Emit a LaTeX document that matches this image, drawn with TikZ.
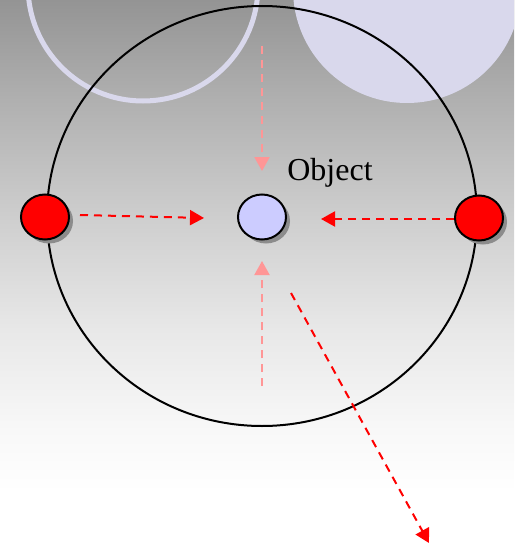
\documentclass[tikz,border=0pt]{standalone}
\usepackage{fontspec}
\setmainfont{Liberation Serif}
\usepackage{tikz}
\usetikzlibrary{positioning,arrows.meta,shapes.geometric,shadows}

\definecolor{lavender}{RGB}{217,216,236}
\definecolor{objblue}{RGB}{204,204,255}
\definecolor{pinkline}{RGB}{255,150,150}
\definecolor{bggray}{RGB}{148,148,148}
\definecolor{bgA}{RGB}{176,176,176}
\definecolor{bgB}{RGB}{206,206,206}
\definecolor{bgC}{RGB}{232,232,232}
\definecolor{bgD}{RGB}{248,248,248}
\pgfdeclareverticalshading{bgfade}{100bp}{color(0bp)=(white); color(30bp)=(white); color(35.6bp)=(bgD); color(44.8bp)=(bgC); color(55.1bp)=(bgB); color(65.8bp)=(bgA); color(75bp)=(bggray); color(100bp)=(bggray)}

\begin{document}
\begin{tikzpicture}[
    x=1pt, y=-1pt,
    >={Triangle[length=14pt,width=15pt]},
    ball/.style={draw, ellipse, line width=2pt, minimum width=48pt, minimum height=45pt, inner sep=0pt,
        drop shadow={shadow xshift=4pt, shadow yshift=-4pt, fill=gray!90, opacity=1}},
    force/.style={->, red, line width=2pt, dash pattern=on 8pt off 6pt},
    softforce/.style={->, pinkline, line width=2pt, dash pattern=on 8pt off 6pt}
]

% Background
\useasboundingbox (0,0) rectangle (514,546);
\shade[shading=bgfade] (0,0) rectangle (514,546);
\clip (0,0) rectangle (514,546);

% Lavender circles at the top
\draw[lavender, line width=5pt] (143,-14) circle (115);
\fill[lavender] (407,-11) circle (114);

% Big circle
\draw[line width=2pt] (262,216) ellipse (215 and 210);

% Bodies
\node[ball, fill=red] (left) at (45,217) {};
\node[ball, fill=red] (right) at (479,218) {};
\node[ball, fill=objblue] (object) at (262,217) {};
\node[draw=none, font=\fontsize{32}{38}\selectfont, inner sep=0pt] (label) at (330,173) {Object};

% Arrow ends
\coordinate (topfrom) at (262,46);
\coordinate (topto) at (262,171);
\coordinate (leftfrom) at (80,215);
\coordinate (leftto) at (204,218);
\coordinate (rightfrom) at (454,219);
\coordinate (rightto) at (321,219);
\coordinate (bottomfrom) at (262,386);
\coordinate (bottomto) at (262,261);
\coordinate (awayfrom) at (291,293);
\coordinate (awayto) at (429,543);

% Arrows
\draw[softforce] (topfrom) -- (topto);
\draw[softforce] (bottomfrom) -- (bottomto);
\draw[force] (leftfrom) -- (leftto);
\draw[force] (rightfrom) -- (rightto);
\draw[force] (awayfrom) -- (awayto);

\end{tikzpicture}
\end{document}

————————

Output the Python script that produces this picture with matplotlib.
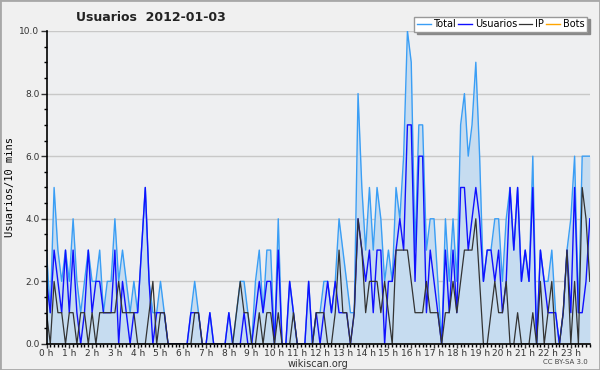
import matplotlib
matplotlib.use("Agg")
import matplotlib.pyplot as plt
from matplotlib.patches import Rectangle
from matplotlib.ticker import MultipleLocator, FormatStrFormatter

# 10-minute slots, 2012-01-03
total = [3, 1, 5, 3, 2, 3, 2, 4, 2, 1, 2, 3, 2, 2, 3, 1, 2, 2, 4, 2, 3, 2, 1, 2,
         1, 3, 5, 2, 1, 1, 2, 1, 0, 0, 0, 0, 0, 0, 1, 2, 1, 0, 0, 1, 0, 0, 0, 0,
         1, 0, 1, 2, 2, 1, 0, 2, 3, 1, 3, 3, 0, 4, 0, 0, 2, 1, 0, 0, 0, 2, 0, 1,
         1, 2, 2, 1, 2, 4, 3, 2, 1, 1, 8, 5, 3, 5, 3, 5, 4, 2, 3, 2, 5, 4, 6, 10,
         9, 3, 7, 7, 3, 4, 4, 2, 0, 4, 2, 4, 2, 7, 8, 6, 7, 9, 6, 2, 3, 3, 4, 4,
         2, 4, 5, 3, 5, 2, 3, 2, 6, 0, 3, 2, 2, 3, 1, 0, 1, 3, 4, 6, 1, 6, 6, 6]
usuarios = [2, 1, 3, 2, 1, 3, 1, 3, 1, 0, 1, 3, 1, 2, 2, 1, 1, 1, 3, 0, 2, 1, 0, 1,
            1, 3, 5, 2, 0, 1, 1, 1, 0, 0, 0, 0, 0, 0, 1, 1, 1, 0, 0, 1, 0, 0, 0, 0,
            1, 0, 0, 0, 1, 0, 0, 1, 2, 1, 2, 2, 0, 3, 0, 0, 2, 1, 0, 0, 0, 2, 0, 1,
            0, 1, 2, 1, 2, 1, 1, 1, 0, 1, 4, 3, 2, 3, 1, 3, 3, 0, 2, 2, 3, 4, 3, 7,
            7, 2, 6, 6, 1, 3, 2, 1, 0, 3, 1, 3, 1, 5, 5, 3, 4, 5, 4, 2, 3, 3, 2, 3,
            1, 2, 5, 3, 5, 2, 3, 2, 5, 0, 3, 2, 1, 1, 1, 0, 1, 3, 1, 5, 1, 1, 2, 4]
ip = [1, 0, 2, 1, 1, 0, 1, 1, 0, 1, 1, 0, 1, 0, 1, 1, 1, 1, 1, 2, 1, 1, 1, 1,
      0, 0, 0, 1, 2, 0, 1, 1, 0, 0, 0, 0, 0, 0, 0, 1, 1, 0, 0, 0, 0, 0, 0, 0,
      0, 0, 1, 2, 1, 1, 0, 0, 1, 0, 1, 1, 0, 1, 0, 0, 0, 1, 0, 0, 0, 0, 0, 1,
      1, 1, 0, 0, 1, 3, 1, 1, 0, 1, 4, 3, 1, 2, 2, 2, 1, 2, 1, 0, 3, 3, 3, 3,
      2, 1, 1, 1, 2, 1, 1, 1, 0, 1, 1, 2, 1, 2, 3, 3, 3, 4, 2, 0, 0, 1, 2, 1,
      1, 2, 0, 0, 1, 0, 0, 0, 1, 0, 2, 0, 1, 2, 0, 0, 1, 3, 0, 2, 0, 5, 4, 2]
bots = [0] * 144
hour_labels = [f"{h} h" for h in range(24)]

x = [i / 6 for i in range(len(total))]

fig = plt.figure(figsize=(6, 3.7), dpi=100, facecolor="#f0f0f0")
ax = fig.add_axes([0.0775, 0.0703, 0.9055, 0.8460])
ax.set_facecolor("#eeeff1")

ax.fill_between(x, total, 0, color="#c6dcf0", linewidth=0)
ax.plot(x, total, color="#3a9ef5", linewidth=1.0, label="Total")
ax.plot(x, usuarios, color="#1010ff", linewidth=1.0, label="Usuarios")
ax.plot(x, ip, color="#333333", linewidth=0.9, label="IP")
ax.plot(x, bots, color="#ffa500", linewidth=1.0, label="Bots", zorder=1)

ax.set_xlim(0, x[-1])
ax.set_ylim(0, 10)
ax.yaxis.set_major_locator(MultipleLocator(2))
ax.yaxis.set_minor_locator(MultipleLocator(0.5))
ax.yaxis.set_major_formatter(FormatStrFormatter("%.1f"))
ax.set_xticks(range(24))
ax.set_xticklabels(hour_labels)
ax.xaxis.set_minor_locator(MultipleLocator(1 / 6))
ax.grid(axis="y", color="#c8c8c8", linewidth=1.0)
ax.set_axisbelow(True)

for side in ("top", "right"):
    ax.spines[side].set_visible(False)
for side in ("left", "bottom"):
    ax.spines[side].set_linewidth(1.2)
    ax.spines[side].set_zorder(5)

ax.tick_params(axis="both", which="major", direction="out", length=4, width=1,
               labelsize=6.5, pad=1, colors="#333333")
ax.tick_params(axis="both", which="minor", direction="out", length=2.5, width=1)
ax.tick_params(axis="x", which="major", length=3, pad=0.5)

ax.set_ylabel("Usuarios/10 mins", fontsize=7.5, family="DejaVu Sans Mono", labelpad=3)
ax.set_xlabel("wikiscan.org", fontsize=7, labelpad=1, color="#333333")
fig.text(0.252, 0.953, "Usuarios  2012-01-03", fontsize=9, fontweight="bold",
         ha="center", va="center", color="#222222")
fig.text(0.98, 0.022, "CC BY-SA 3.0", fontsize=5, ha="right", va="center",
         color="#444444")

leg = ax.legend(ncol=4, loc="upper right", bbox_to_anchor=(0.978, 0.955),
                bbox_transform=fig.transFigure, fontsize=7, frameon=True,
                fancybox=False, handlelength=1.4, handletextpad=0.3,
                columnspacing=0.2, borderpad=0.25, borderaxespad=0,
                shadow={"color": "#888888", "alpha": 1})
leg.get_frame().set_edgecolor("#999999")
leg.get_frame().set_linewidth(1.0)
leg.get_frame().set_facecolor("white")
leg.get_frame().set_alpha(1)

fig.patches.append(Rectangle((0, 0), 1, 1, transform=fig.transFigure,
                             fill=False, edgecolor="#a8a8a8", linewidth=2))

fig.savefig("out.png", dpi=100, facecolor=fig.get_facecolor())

————————

Goal of the exercise => In the records above, find the line with "Output the Python" and the line with "from matplotlib.ticker import", then restate word for word only those two lines and all lines between, omitting pictures.

Expected answer =>
Output the Python script that produces this picture with matplotlib.
import matplotlib
matplotlib.use("Agg")
import matplotlib.pyplot as plt
from matplotlib.patches import Rectangle
from matplotlib.ticker import MultipleLocator, FormatStrFormatter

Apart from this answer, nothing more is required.